Near term timeline and open questions
- Now through October. The ANPRM comment period runs for 30 days after Federal Register publication. Treasury is also collecting input on innovation in illicit finance detection on a parallel track. Coordination with banking regulators and FinCEN will shape the first NPRM.
- Late 2025 to 2026. Expect an NPRM with concrete reserve, custody, and BSA standards, followed by a final rule in 2026.
Open questions to watch:
- Foreign recognition. Which jurisdictions will Treasury deem comparable for issuer passporting, and how quickly will those determinations arrive.
- Service provider perimeter. How Treasury draws lines around wallets, interfaces, market makers, and oracle operators will decide where BSA duties land in practice.
- Redemption guarantees by channel. Whether rules force common service levels or allow issuers to set different speeds by customer type.

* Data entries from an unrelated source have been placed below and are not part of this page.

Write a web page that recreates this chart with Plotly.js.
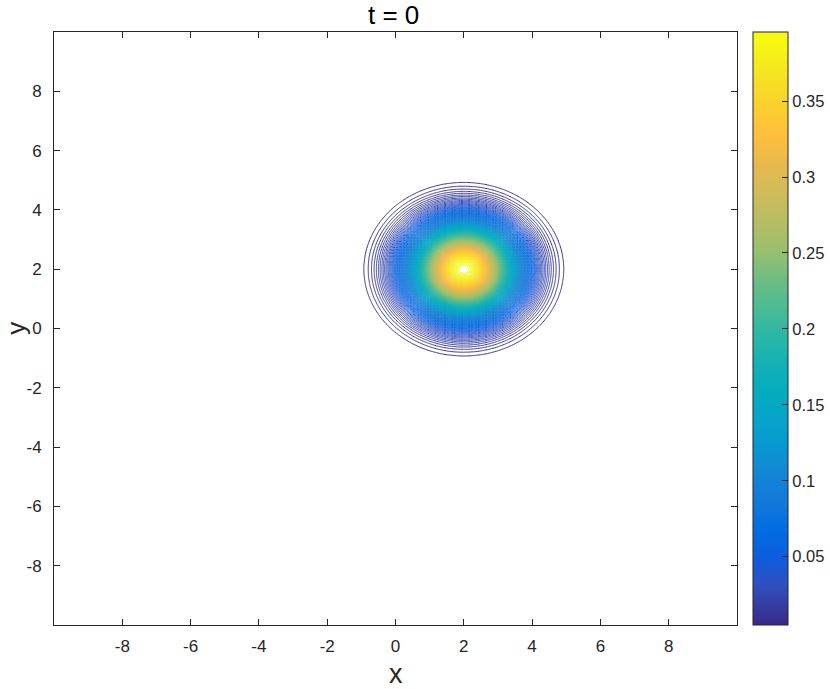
<!DOCTYPE html>
<html>
<head>
<meta charset="utf-8">
<script src="https://cdn.plot.ly/plotly-3.0.1.min.js"></script>
<style>html,body{margin:0;padding:0;background:#fff}#plot{width:830px;height:689px}</style>
</head>
<body>
<div id="plot"></div>
<script>
// ---- data ----
const titleText = "t = 0";
const xLabel = "x";
const yLabel = "y";
const xTicks = [-8, -6, -4, -2, 0, 2, 4, 6, 8];
const yTicks = [-8, -6, -4, -2, 0, 2, 4, 6, 8];
const colorbarTicks = [0.05, 0.1, 0.15, 0.2, 0.25, 0.3, 0.35];
const colorbarTickText = ["0.05", "0.1", "0.15", "0.2", "0.25", "0.3", "0.35"];
const bumpCenter = [2, 2];
const profileRadius = [0, 0.5, 1.0, 1.5, 2.0, 2.5, 3.0, 3.5, 4.0, 5.0];
const profileValue  = [0.399, 0.352, 0.242, 0.130, 0.054, 0.0175, 0.0044, 0.00087, 0.00013, 0.0000015];
const levelStart = 0.0055, levelEnd = 0.3955, levelStep = 0.0024;
const colorMin = 0.005, colorMax = 0.3955;
const axisRange = [-10, 10];

// ---- grid built from the profile ----
const gridX = [], gridY = [];
for (let i = 0; i <= 200; i++) { gridX.push(-10 + i * 0.1); gridY.push(-10 + i * 0.1); }
const r2 = profileRadius.map(r => r * r);
const lv = profileValue.map(v => Math.log(v));
function profileAt(d2) {
  if (d2 >= r2[r2.length - 1]) return 0;
  let k = 0;
  while (k < r2.length - 2 && d2 > r2[k + 1]) k++;
  const t = (d2 - r2[k]) / (r2[k + 1] - r2[k]);
  return Math.exp(lv[k] + t * (lv[k + 1] - lv[k]));
}
const zGrid = gridY.map(y => gridX.map(x => {
  const dx = x - bumpCenter[0], dy = y - bumpCenter[1];
  return profileAt(dx * dx + dy * dy);
}));

const parula = [
  [0.000, 'rgb(53,42,135)'],  [0.063, 'rgb(50,77,188)'],  [0.111, 'rgb(15,92,221)'],
  [0.159, 'rgb(2,108,225)'],  [0.206, 'rgb(18,121,218)'], [0.254, 'rgb(20,133,212)'],
  [0.302, 'rgb(8,152,209)'],  [0.349, 'rgb(6,164,202)'],  [0.397, 'rgb(6,172,190)'],
  [0.444, 'rgb(21,177,180)'], [0.492, 'rgb(46,183,164)'], [0.540, 'rgb(77,188,146)'],
  [0.587, 'rgb(113,190,128)'],[0.635, 'rgb(156,191,111)'],[0.683, 'rgb(183,189,100)'],
  [0.730, 'rgb(209,187,89)'], [0.778, 'rgb(232,185,78)'], [0.825, 'rgb(253,190,61)'],
  [0.873, 'rgb(252,206,46)'], [0.921, 'rgb(245,225,36)'], [0.968, 'rgb(245,243,22)'],
  [1.000, 'rgb(249,251,14)']
];

const fontFam = '"Liberation Sans", Arial, Helvetica, sans-serif';
const axColor = '#262626';

const contourTrace = {
  type: 'contour', x: gridX, y: gridY, z: zGrid,
  autocontour: false,
  contours: { coloring: 'lines', start: levelStart, end: levelEnd, size: levelStep, showlabels: false },
  line: { width: 1, smoothing: 0 },
  colorscale: parula, zmin: colorMin, zmax: colorMax, zauto: false,
  showscale: false, hoverinfo: 'skip'
};

const scaleTrace = {
  type: 'scatter', mode: 'markers', x: [null, null], y: [null, null],
  hoverinfo: 'skip', showlegend: false,
  marker: {
    color: [colorMin, colorMax], cmin: colorMin, cmax: colorMax, colorscale: parula,
    showscale: true,
    colorbar: {
      x: 1.0234, xanchor: 'left', xpad: 0, y: 0.5, yanchor: 'middle', ypad: 0,
      len: 1, lenmode: 'fraction', thickness: 35, thicknessmode: 'pixels',
      outlinewidth: 1, outlinecolor: axColor,
      ticks: 'inside', ticklen: 6, tickcolor: axColor, tickwidth: 1,
      ticklabelstandoff: 3,
      tickvals: colorbarTicks, ticktext: colorbarTickText,
      tickfont: { family: fontFam, size: 16.5, color: axColor }
    }
  }
};

const layout = {
  width: 830, height: 689,
  margin: { l: 54, r: 93, t: 32, b: 64, pad: 0, autoexpand: false },
  paper_bgcolor: '#fff', plot_bgcolor: '#fff',
  showlegend: false,
  xaxis: {
    range: axisRange, tickvals: xTicks, ticktext: xTicks.map(String),
    ticks: 'inside', ticklen: 6, tickcolor: axColor, tickwidth: 1,
    showline: true, linecolor: axColor, linewidth: 1, mirror: 'ticks',
    showgrid: false, zeroline: false, ticklabelstandoff: 6,
    tickfont: { family: fontFam, size: 17, color: axColor }
  },
  yaxis: {
    range: axisRange, tickvals: yTicks, ticktext: yTicks.map(String),
    ticks: 'inside', ticklen: 6, tickcolor: axColor, tickwidth: 1,
    showline: true, linecolor: axColor, linewidth: 1, mirror: 'ticks',
    showgrid: false, zeroline: false, ticklabelstandoff: 8,
    tickfont: { family: fontFam, size: 17, color: axColor }
  },
  annotations: [
    { text: titleText, xref: 'paper', yref: 'paper', x: 0.497, y: 1.029, xanchor: 'center', yanchor: 'middle',
      showarrow: false, borderpad: 0, font: { family: fontFam, size: 26, color: '#000' } },
    { text: xLabel, xref: 'paper', yref: 'paper', x: 0.5, y: -0.083, xanchor: 'center', yanchor: 'middle',
      showarrow: false, borderpad: 0, font: { family: fontFam, size: 27, color: axColor } },
    { text: yLabel, xref: 'paper', yref: 'paper', x: -0.0566, y: 0.5, xanchor: 'center', yanchor: 'middle',
      textangle: -90, showarrow: false, borderpad: 0, font: { family: fontFam, size: 26, color: axColor } }
  ]
};

Plotly.newPlot('plot', [contourTrace, scaleTrace], layout, { staticPlot: true, displayModeBar: false });
</script>
</body>
</html>
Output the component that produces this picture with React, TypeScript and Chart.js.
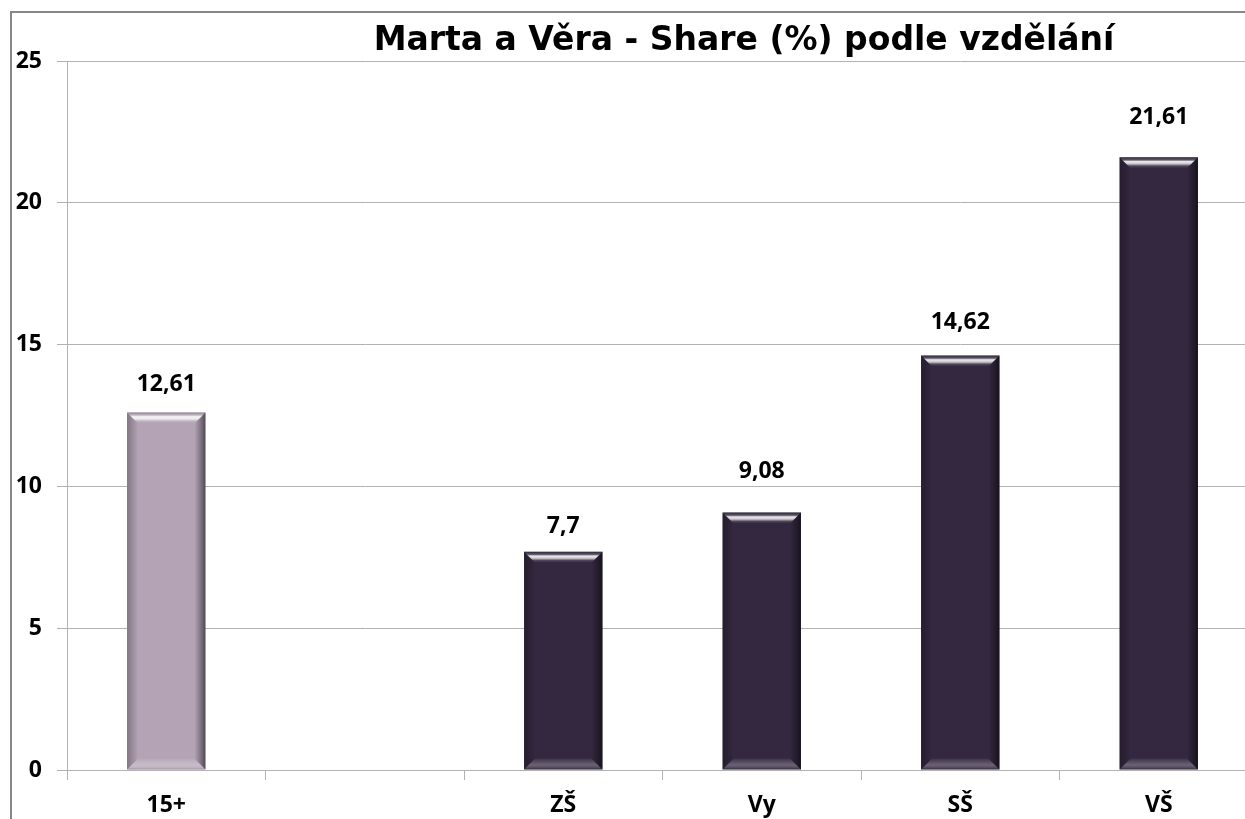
import React, { useEffect, useRef } from "react";
import { Chart, registerables } from "chart.js";

Chart.register(...registerables);

const TITLE = "Marta a Věra - Share (%) podle vzdělání";
const categories = ["15+", "", "ZŠ", "Vy", "SŠ", "VŠ"];
const shareValues: (number | null)[] = [12.61, null, 7.7, 9.08, 14.62, 21.61];
const yTickValues = [0, 5, 10, 15, 20, 25];
const barColors = ["#b3a3b5", "#b3a3b5", "#33283f", "#33283f", "#33283f", "#33283f"];
// distance (px) of each value label centre above the bar top, as placed in the original
const labelOffsets = [28, 0, 25, 41, 33, 40];

const CANVAS_W = 1300;
const CANVAS_H = 850;
const GRID = "#b2b2b2";
const LABEL_FONT = { family: "'Open Sans'", weight: "700", size: 23 };

const framePlugin = {
  id: "frameAndTitle",
  beforeDraw(chart: any) {
    const ctx = chart.ctx;
    ctx.save();
    ctx.fillStyle = "#ffffff";
    ctx.fillRect(0, 0, chart.width, chart.height);
    ctx.strokeStyle = "#878787";
    ctx.lineWidth = 2;
    ctx.strokeRect(11, 12, chart.width + 100, chart.height + 100);
    ctx.restore();
  },
  afterDraw(chart: any) {
    const ctx = chart.ctx;
    ctx.save();
    ctx.font = "bold 33px 'DejaVu Sans'";
    ctx.fillStyle = "#000000";
    ctx.textAlign = "center";
    ctx.textBaseline = "alphabetic";
    ctx.fillText(TITLE, 744, 50);
    ctx.restore();
  },
};

const bevelPlugin = {
  id: "bevel",
  afterDatasetsDraw(chart: any) {
    const ctx = chart.ctx;
    const meta = chart.getDatasetMeta(0);
    meta.data.forEach((el: any, i: number) => {
      if (shareValues[i] == null) return;
      const p = el.getProps(["x", "y", "base", "width"], true);
      const L = p.x - p.width / 2;
      const R = p.x + p.width / 2;
      const T = p.y;
      const B = p.base;
      const b = 11;
      ctx.save();
      // left bevel
      let g = ctx.createLinearGradient(L, 0, L + b, 0);
      g.addColorStop(0, "rgba(0,0,0,0.28)");
      g.addColorStop(1, "rgba(0,0,0,0)");
      ctx.fillStyle = g;
      ctx.beginPath();
      ctx.moveTo(L, T);
      ctx.lineTo(L + b, T + b);
      ctx.lineTo(L + b, B - b);
      ctx.lineTo(L, B);
      ctx.closePath();
      ctx.fill();
      // right bevel
      g = ctx.createLinearGradient(R - b, 0, R, 0);
      g.addColorStop(0, "rgba(0,0,0,0)");
      g.addColorStop(0.5, "rgba(0,0,0,0.25)");
      g.addColorStop(1, "rgba(0,0,0,0.55)");
      ctx.fillStyle = g;
      ctx.beginPath();
      ctx.moveTo(R, T);
      ctx.lineTo(R - b, T + b);
      ctx.lineTo(R - b, B - b);
      ctx.lineTo(R, B);
      ctx.closePath();
      ctx.fill();
      // top bevel (highlight)
      g = ctx.createLinearGradient(0, T, 0, T + b);
      g.addColorStop(0, "rgba(0,0,0,0.3)");
      g.addColorStop(0.25, "rgba(255,255,255,0.2)");
      g.addColorStop(0.4, "rgba(255,255,255,0.9)");
      g.addColorStop(0.6, "rgba(255,255,255,0.75)");
      g.addColorStop(0.8, "rgba(255,255,255,0.15)");
      g.addColorStop(1, "rgba(255,255,255,0)");
      ctx.fillStyle = g;
      ctx.beginPath();
      ctx.moveTo(L, T);
      ctx.lineTo(R, T);
      ctx.lineTo(R - b, T + b);
      ctx.lineTo(L + b, T + b);
      ctx.closePath();
      ctx.fill();
      // bottom bevel
      g = ctx.createLinearGradient(0, B - b, 0, B);
      g.addColorStop(0, "rgba(255,255,255,0.05)");
      g.addColorStop(0.6, "rgba(255,255,255,0.28)");
      g.addColorStop(0.85, "rgba(255,255,255,0.15)");
      g.addColorStop(1, "rgba(0,0,0,0.2)");
      ctx.fillStyle = g;
      ctx.beginPath();
      ctx.moveTo(L, B);
      ctx.lineTo(R, B);
      ctx.lineTo(R - b, B - b);
      ctx.lineTo(L + b, B - b);
      ctx.closePath();
      ctx.fill();
      ctx.restore();
    });
  },
};

const valueLabelPlugin = {
  id: "valueLabels",
  afterDatasetsDraw(chart: any) {
    const ctx = chart.ctx;
    const meta = chart.getDatasetMeta(0);
    ctx.save();
    ctx.font = `${LABEL_FONT.weight} ${LABEL_FONT.size}px ${LABEL_FONT.family}`;
    ctx.fillStyle = "#000000";
    ctx.textAlign = "center";
    ctx.textBaseline = "middle";
    meta.data.forEach((el: any, i: number) => {
      const v = shareValues[i];
      if (v == null) return;
      const p = el.getProps(["x", "y"], true);
      ctx.fillText(String(v).replace(".", ","), p.x, p.y - labelOffsets[i]);
    });
    ctx.restore();
  },
};

export default function App() {
  const ref = useRef<HTMLCanvasElement | null>(null);

  useEffect(() => {
    if (!ref.current) return;
    const chart = new Chart(ref.current, {
      type: "bar",
      data: {
        labels: categories,
        datasets: [
          {
            data: shareValues,
            backgroundColor: barColors,
            borderWidth: 0,
            categoryPercentage: 1,
            barPercentage: 0.395,
          },
        ],
      },
      options: {
        responsive: false,
        animation: false,
        devicePixelRatio: 1,
        layout: { padding: { left: 0, top: 61, right: CANVAS_W - 1258, bottom: 20 } },
        plugins: {
          legend: { display: false },
          title: { display: false },
          tooltip: { enabled: false },
        },
        scales: {
          x: {
            grid: {
              offset: true,
              drawOnChartArea: false,
              drawTicks: true,
              tickLength: 10,
              color: GRID,
            },
            border: { color: GRID },
            ticks: {
              color: "#000000",
              font: LABEL_FONT,
              padding: 12,
              maxRotation: 0,
              autoSkip: false,
            },
            afterFit(scale: any) {
              scale.height = 60;
            },
          },
          y: {
            min: 0,
            max: 25,
            grid: { color: GRID, tickLength: 10, drawTicks: true },
            border: { color: GRID },
            ticks: {
              color: "#000000",
              font: LABEL_FONT,
              padding: 15,
            },
            afterBuildTicks(scale: any) {
              scale.ticks = yTickValues.map((v) => ({ value: v }));
            },
            afterFit(scale: any) {
              scale.width = 67;
            },
          },
        },
      },
      plugins: [framePlugin, bevelPlugin, valueLabelPlugin],
    } as any);
    return () => chart.destroy();
  }, []);

  return (
    <div
      style={{
        position: "fixed",
        left: 0,
        top: 0,
        width: 1245,
        height: 819,
        overflow: "hidden",
        background: "#ffffff",
      }}
    >
      <canvas
        ref={ref}
        width={CANVAS_W}
        height={CANVAS_H}
        style={{ display: "block", width: CANVAS_W, height: CANVAS_H }}
      />
    </div>
  );
}
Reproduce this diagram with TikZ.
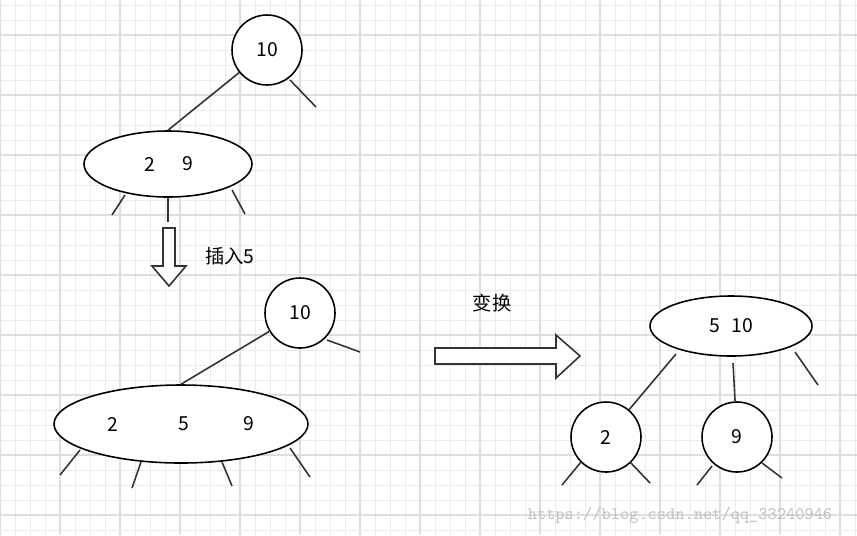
\documentclass[tikz,border=0pt]{standalone}
\usepackage{fontspec}
\setmainfont{Noto Sans CJK SC}
\usetikzlibrary{shapes.geometric}
\begin{document}
\begin{tikzpicture}[x=0.02cm,y=-0.02cm,
  ln/.style={line width=0.9pt,black!80},
  nd/.style={draw,line width=0.9pt,fill=white,font=\fontsize{11}{13}\selectfont},
  lb/.style={font=\fontsize{11}{13}\selectfont}]
\useasboundingbox (0,0) rectangle (857,535);
\fill[white] (0,0) rectangle (857,535);
\foreach \i in {0,...,57} \draw[black!8,line width=0.5pt] (\i*15,0) -- (\i*15,535);
\foreach \i in {0,...,35} \draw[black!8,line width=0.5pt] (0,5+\i*15) -- (857,5+\i*15);
\foreach \i in {0,...,14} \draw[black!13,line width=0.6pt] (\i*60,0) -- (\i*60,535);
\foreach \i in {0,...,8} \draw[black!13,line width=0.6pt] (0,35+\i*60) -- (857,35+\i*60);
% top tree
\node[nd,circle,minimum size=70*0.02cm,inner sep=0] (a) at (267,50) {10};
\node[nd,ellipse,minimum width=168*0.02cm,minimum height=66*0.02cm,inner sep=0] (b) at (168,164) {};
\node[lb] (b2) at (150,164) {2};
\node[lb] (b9) at (188,164) {9};
\coordinate (a1) at (316,107);
\draw[ln] (a) -- (b.north) ;
\draw[ln] (290,80) -- (a1);
\draw[ln] (125,195) -- (112,215);
\draw[ln] (168,198) -- (168,222);
\draw[ln] (232,190) -- (245,214);
% down arrow
\draw[line width=0.9pt,black!80,fill=white] (163,228) -- (175,228) -- (175,266) -- (186,266) -- (169,286) -- (152,266) -- (163,266) -- cycle;
\node[lb] (ins) at (230,256) {插入5};
% middle tree
\node[nd,circle,minimum size=70*0.02cm,inner sep=0] (c) at (300,313) {10};
\node[nd,ellipse,minimum width=254*0.02cm,minimum height=78*0.02cm,inner sep=0] (d) at (181,424) {};
\node[lb] (d2) at (113,424) {2};
\node[lb] (d5) at (184,424) {5};
\node[lb] (d9) at (249,424) {9};
\draw[ln] (c) -- (d.north);
\draw[ln] (327,340) -- (360,352);
\draw[ln] (80,450) -- (60,475);
\draw[ln] (141,462) -- (132,488);
\draw[ln] (222,462) -- (232,486);
\draw[ln] (290,448) -- (310,477);
% right arrow
\draw[line width=0.9pt,black!80,fill=white] (435,348) -- (556,348) -- (556,335) -- (580,356) -- (556,378) -- (556,364) -- (435,364) -- cycle;
\node[lb] (tr) at (492,303) {变换};
% right tree
\node[nd,ellipse,minimum width=162*0.02cm,minimum height=60*0.02cm,inner sep=0] (e) at (731,326) {5\hspace{0.6em}10};
\node[nd,circle,minimum size=70*0.02cm,inner sep=0] (f) at (606,437) {2};
\node[nd,circle,minimum size=70*0.02cm,inner sep=0] (g) at (737,437) {9};
\draw[ln] (676,354) -- (f);
\draw[ln] (733,363) -- (g);
\draw[ln] (795,352) -- (818,385);
\draw[ln] (581,462) -- (562,485);
\draw[ln] (630,462) -- (650,483);
\draw[ln] (712,466) -- (697,485);
\draw[ln] (762,463) -- (782,478);
\node[font=\ttfamily\fontsize{10}{12}\selectfont,text=black!25] (wm) at (680,515) {https://blog.csdn.net/qq\_33240946};
\end{tikzpicture}
\end{document}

- Accounting and reporting harmonization. How Treasury, the banking agencies, and the IRS synchronize custody accounting and tax reporting will determine how quickly treasurers and public companies adopt.
The bottom line
The U.S. just moved from tweets and testimony to rule text for dollar stablecoins. The GENIUS Act gives Treasury the bones. The ANPRM is your invitation to help add muscle. The first chapters are clear. Run like a money fund, act like a financial institution, and build the technical muscles to comply with lawful orders at machine speed. Use the next 30 days to get your facts on the record and your systems in order.